Days after City Commission approved a six-month delay on the enforcement of a citywide ban on the landscaping tools, Brodeur, who represents Winter Park, Maitland, and Seminole County, filed an amendment to a general bill that would prevent Florida cities from banning gas-powered leaf blowers. He later withdrew the measure, stating his intent to work with Winter Park commissioners to resolve the matter.

During a Feb. 14 workshop, City Manager Randy Knight briefed commissioners on what he described as a “spirited conversation” in which the state senator offered a compromise to his preemptive measure. Brodeur requested the city delay enforcing its ban until June 1 of 2025 and place an ordinance on the March 2025 ballot that would give residents the opportunity to vote on a repeal.

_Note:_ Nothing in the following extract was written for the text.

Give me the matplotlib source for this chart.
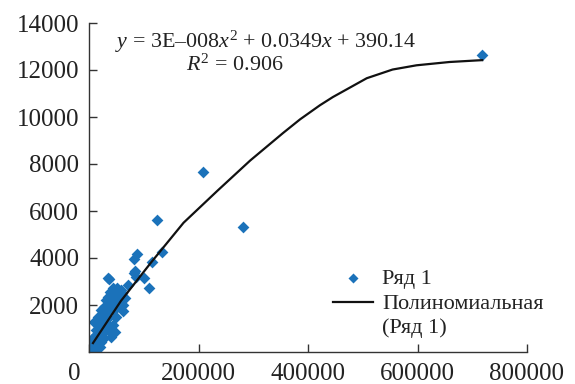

“We know what we’re hearing from our constituents,” Mayor Phil Anderson said. “We may not be grasping what the majority really wants so, why not let them speak?” However, Commissioner Marty Sullivan spoke against allowing a referendum. “In my opinion, we are looking to the future,” he said of the ban, which is aimed at reducing noise and air pollution. “I believe this leaf blower ban is a great step forward for our city.”

Commissioner Todd Weaver said he would not support City Commission placing the repeal up for a vote but would be in favor of a citizen-led petition to get the measure on the ballot. “I don’t think it’s incumbent on us to respond to what I consider a threat,” he said.

The qualifying number of signatures for a referendum is 10% of the total number of qualified voters registered in the last city election; a total of approximately 1,400 signatures. Vice Mayor Sheila DeCiccio asked Knight to pitch Brodeur on the petition but did not discount the possibility of Commission placing the ordinance itself. “My first choice would be a citizens’ petition drive, but I don’t want to see us preempted,” she said.

Weaver and Sullivan reiterated their belief that a referendum was not in the best interest of the residents, but the consensus was to direct Knight to bring an ordinance forward for discussion at Commission’s Feb. 28 meeting.

The ban was unanimously passed in January of 2022 with a 30-month delay on enforcement, meant to allow residents and contractors time to switch to electric models. An additional six-month moratorium on enforcement was approved at a special Commission meeting on Feb. 1 after pushback from residents and lawn care company owners, stating they were not aware of the ban and could not comply in time.

“I think we’ve done the right thing, but I also think there’s room for error,” Mayor Anderson said at the end of the Feb. 14 meeting. “This is a way to clarify that room for error.”